As per Barron’s report, Goldman Sachs is considering derivatives trading with bitcoin as well as other cryptocurrencies via a potential partnership with cryptocurrency exchange FTX.
The president of FTX’s U.S. division Brett Harrison in an interview with Barron’s stated that they have various FCMs [futures commission merchants] already devoted to blending technologically with the exchange. I’m sure you can think of a few big ones.
According to reports, FTX is seeking a license modification from the Commodities Futures Trading Commission (CFTC) that would allow it to function as both a cryptocurrency exchange and an intermediary for leveraged derivatives trading (FCM). Surprisingly, institutions such as Goldman Sachs currently hold this position.
This represents a significant shift in the wind, with institutions that would previously have handled counterparty transactions with leverage now turning to other, more experienced service offerings. According to the report, FTX appears to be absorbing some of the market shares of those who were previously considered direct competitors on Wall Street.

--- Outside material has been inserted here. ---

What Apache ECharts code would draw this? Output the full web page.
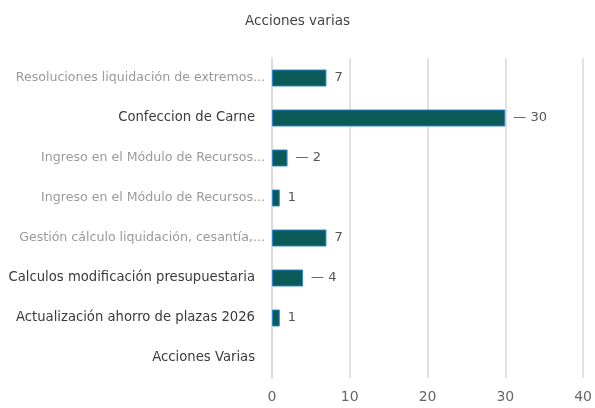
<!DOCTYPE html>
<html>
<head>
<meta charset="utf-8">
<script src="https://cdn.jsdelivr.net/npm/echarts@6/dist/echarts.min.js"></script>
<style>
  html, body { margin: 0; padding: 0; background: #fff; }
  #chart { width: 595px; height: 408px; }
</style>
</head>
<body>
<div id="chart"></div>
<script>
const categories = [
  'Resoluciones liquidación de extremos...',
  'Confeccion de Carne',
  'Ingreso en el Módulo de Recursos...',
  'Ingreso en el Módulo de Recursos...',
  'Gestión cálculo liquidación, cesantía,...',
  'Calculos modificación presupuestaria',
  'Actualización ahorro de plazas 2026',
  'Acciones Varias'
];
const values = [7, 30, 2, 1, 7, 4, 1, null];
// etiquetas con linea guia en el original
const withLine = [false, true, true, false, false, true, false, false];
const xTicks = [0, 10, 20, 30, 40];

const font = '"DejaVu Sans", sans-serif';

const chart = echarts.init(document.getElementById('chart'));

chart.setOption({
  animation: false,
  title: {
    text: 'Acciones varias',
    left: 'center',
    top: 9,
    textStyle: { fontSize: 13.5, fontWeight: 'normal', color: '#444', fontFamily: font }
  },
  grid: { left: 272, right: 10, top: 58, bottom: 30, containLabel: false },
  xAxis: {
    type: 'value',
    min: xTicks[0],
    max: xTicks[xTicks.length - 1],
    interval: 10,
    axisLine: { show: false },
    axisTick: { show: false },
    splitLine: { lineStyle: { color: '#d9d9d9', width: 1.5 } },
    axisLabel: { color: '#666', fontSize: 14, fontFamily: font, margin: 12 }
  },
  yAxis: {
    type: 'category',
    data: categories,
    inverse: true,
    axisLine: { show: true, lineStyle: { color: '#d9d9d9', width: 1.5 } },
    axisTick: { show: false },
    axisLabel: {
      fontFamily: font,
      margin: 7,
      formatter: (val) => val.endsWith('...') ? '{g|' + val + '}' : '{d|' + val + '}',
      rich: {
        g: { fontSize: 12.6, color: '#9a9a9a', fontFamily: font },
        d: { fontSize: 13.2, color: '#3a3a3a', fontFamily: font, padding: [0, 10, 0, 0] }
      }
    }
  },
  series: [{
    type: 'bar',
    data: values,
    barWidth: 17,
    itemStyle: { color: '#0b5a57', borderColor: '#2d86cf', borderWidth: 1 },
    label: {
      show: true,
      position: 'right',
      distance: 8,
      color: '#555',
      fontSize: 13,
      fontFamily: font,
      formatter: (p) => (withLine[p.dataIndex] ? '\u2014 ' : '') + p.value
    }
  }]
});
</script>
</body>
</html>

If FTX is successful in this endeavor, it threatens to eliminate the need for intermediaries such as Goldman Sachs by providing derivatives in-house rather than requiring the cooperation of another financial institution. The Futures Industry Association, which represents many of the intermediaries who would be affected, has expressed concern that FTX could expand beyond cryptocurrencies into other markets.
According to reports, the FTX integration could incorporate directly trading futures contracts, client intermingling, a possible on-ramp for Goldman to access the exchange, or offering capital top-ups (stock options to increase equity positions) for clients.